Brown was shot and killed by Officer Darren Wilson on Aug. 5, 2014. Wilson argued that Brown was lunging to attack him, while witnesses reported Brown was raising his arms in surrender.

In “Why Are All the Black Kids Sitting Together in the Cafeteria,” a comprehensive study of racial issues in America, Dr. Beverly Daniel Tatum states, “What is indisputable is the inhumane treatment of Michael Brown’s body, left to die uncovered in the street where he was slain for four hours.”

The day after the shooting, a peaceful protest calling for Officer Wilson to have consequences for his actions, turned into a heated debate with cops who tried to disperse them, despite their 1st Amendment right to protest. At the beginning of the Ferguson riot, Dr. Tatum pointed out that, “Washington Post writer Wesley Lowery notes that it was not the death of another unarmed Black man that drew national media; rather, it was the destruction of property that brought national media, including him, to Ferguson.”

The “looting” was not about looting, it was about getting attention, forcing the nation to listen to them by giving the media what it wanted to see. During the riot in Ferguson, Black Lives Matter gave itself national legs through social media by the protestors sharing videos and inviting other outraged citizens to Ferguson for modern “Freedom Rides,” bringing thousands to join in the demonstrations.

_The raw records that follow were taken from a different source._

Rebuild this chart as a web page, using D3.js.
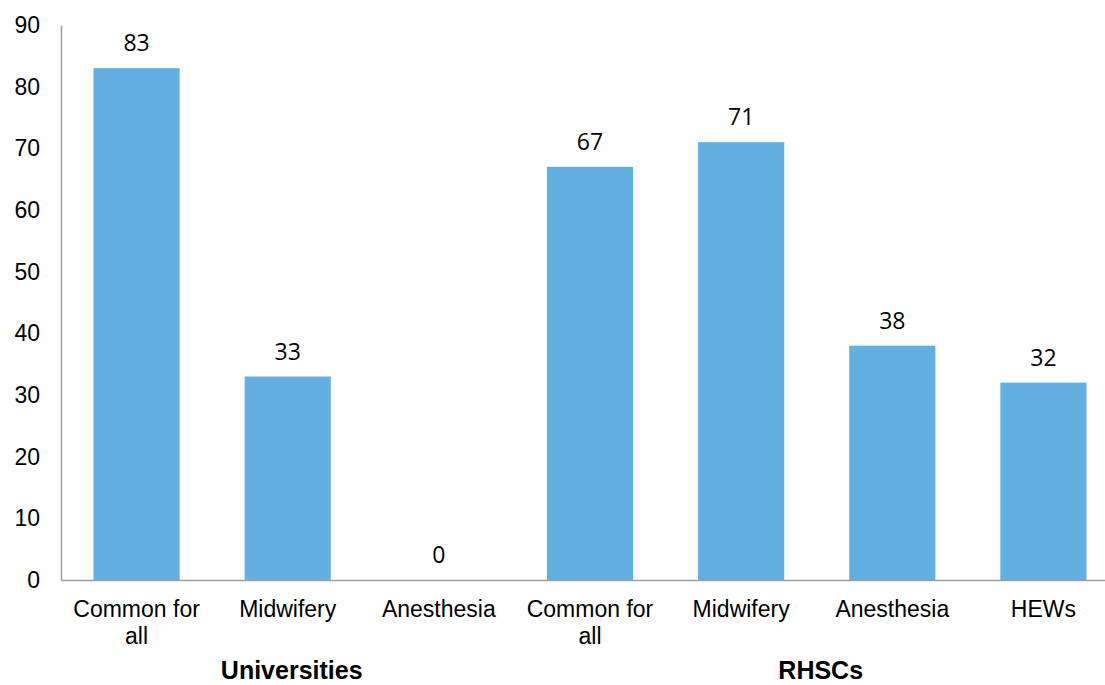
<!DOCTYPE html>
<html>
<head>
<meta charset="utf-8">
<script src="https://cdn.jsdelivr.net/npm/d3@7/dist/d3.min.js"></script>
<style>
  html, body { margin: 0; padding: 0; background: #fff; }
  svg { display: block; }
</style>
</head>
<body>
<svg id="chart" width="1105" height="685"></svg>
<script>
// Category labels (line breaks marked with "|"), group membership and values
const categories = ["Common for|all", "Midwifery", "Anesthesia", "Common for|all", "Midwifery", "Anesthesia", "HEWs"];
const groups = ["Universities", "Universities", "Universities", "RHSCs", "RHSCs", "RHSCs", "RHSCs"];
const values = [83, 33, 0, 67, 71, 38, 32];
const groupNames = ["Universities", "RHSCs"];
const yTicks = [0, 10, 20, 30, 40, 50, 60, 70, 80, 90];

const svg = d3.select("#chart");
const plotLeft = 61, plotRight = 1119, plotTop = 25, plotBottom = 580;
const labelFont = "'Liberation Sans', Arial, sans-serif";

const idx = d3.range(values.length);
const x = d3.scaleBand().domain(idx).range([plotLeft, plotRight]).padding(0);
const y = d3.scaleLinear().domain([0, 90]).range([plotBottom, plotTop]);
const barW = x.bandwidth() * 0.57;

// Bars
svg.append("g").selectAll("rect")
  .data(idx)
  .join("rect")
  .attr("x", i => x(i) + (x.bandwidth() - barW) / 2)
  .attr("y", i => y(values[i]))
  .attr("width", barW)
  .attr("height", i => y(0) - y(values[i]))
  .attr("fill", "#62b0e0");

// Value labels
svg.append("g").selectAll("text")
  .data(idx)
  .join("text")
  .attr("x", i => x(i) + x.bandwidth() / 2)
  .attr("y", i => y(values[i]) - 17)
  .attr("text-anchor", "middle")
  .attr("font-family", "'Open Sans', sans-serif")
  .attr("font-size", 23)
  .attr("fill", "#000")
  .text(i => values[i]);

// Y axis: line and labels only
const yAxis = svg.append("g")
  .attr("transform", `translate(${plotLeft},0)`)
  .call(d3.axisLeft(y).tickValues(yTicks).tickSize(0).tickPadding(21));
yAxis.select(".domain").attr("stroke", "#a0a0a0").attr("stroke-width", 1.5);
yAxis.selectAll("text")
  .attr("font-family", labelFont)
  .attr("font-size", 23)
  .attr("fill", "#000");

// X axis baseline and category labels
const xAxis = svg.append("g")
  .attr("transform", `translate(0,${plotBottom})`)
  .call(d3.axisBottom(x).tickSize(0).tickFormat(() => ""));
xAxis.select(".domain").attr("stroke", "#a0a0a0").attr("stroke-width", 1.5);

const catLabels = svg.append("g").selectAll("text")
  .data(idx)
  .join("text")
  .attr("x", i => x(i) + x.bandwidth() / 2)
  .attr("y", plotBottom + 37)
  .attr("text-anchor", "middle")
  .attr("font-family", labelFont)
  .attr("font-size", 23)
  .attr("fill", "#000");
catLabels.each(function(i) {
  const lines = categories[i].split("|");
  d3.select(this).selectAll("tspan")
    .data(lines)
    .join("tspan")
    .attr("x", x(i) + x.bandwidth() / 2)
    .attr("dy", (d, k) => k === 0 ? 0 : 27)
    .text(d => d);
});

// Group labels centred under their categories
svg.append("g").selectAll("text")
  .data(groupNames)
  .join("text")
  .attr("x", g => {
    const members = idx.filter(i => groups[i] === g);
    return (x(members[0]) + x(members[members.length - 1]) + x.bandwidth()) / 2 + 4;
  })
  .attr("y", plotBottom + 99)
  .attr("text-anchor", "middle")
  .attr("font-family", labelFont)
  .attr("font-weight", "bold")
  .attr("font-size", 25)
  .attr("fill", "#000")
  .text(g => g);
</script>
</body>
</html>
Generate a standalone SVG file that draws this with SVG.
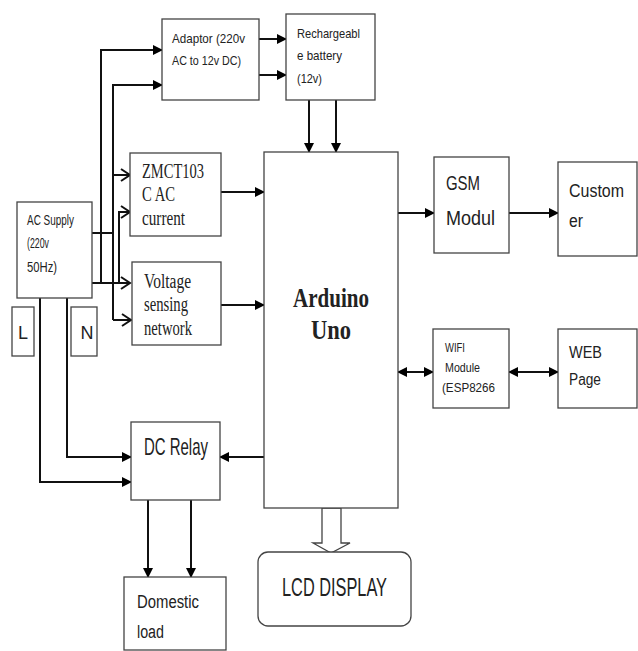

The Ferguson police responded with tear gas, tanks, and rubber bullets. The demonstrations in Ferguson brought to light the long history of police oppression over the Black citizens in Ferguson, using Ferguson Blacks to fill quotas, showing a disproportionate number of arrests, traffic stops, citations and tickets, excessive fees, and police brutality, all reported by the Department of Justice through the 2015 Investigation of the Ferguson Police Department.

For BLM, social media is instrumental in raising awareness and organizing demonstrations, as well as raising funds to post bail for arrested members/activists. BLM’s online presence and organization led to strong offline presence, and caught the attention of professional athletes, such as Colin Kaepernick, who began kneeling during the anthem in protest of police brutality and mistreatment of African Americans. Kaepernick’s quiet protests in no way reflect his views on the U.S. military, only the shortcoming of the justice system.

BLM has been critiqued by many for having “extreme and unagreeable methods” in their protests and demonstrations for equal rights. Some Americans have suggested BLM be labeled as a hate group like the Ku Klux Klan or the white supremacist group White Lives Matter. Every year, the Southern Poverty Law Center (SPLC) is tasked with keeping up the registry of hate groups in the U.S. Former president of the SPLC, Richard Cohen, explains that BLM is not a hate group. Many calls for BLM to be labeled a hate group sounded after the murder of eight police officers at the hands of alleged BLM members. Cohen explains, “In our view, these critics fundamentally misunderstand the nature of hate groups and the BLM movement. Generally speaking, hate groups are, by our definition, those that vilify entire groups of people based on immutable characteristics such as race or ethnicity. Federal law takes a similar approach.” Statistical outlying events and numbers are not sufficient numbers to place BLM on the hate group registry. BLM does not condone murder and extreme violence.

In Black Lives Matters’s short existence, through social media and active, in-person protests, BLM has brought worldwide attention to African American social justice disparities and police brutality of minorities in volumes that would be unimaginable before the age of social media. Some of the movement’s methods are contested, but silent complacency doesn’t bring social justice. Black Lives Matter is not just an organization, but a “Black Lives Matter” has become a chant and rallying cry for millions, and not exclusively by members.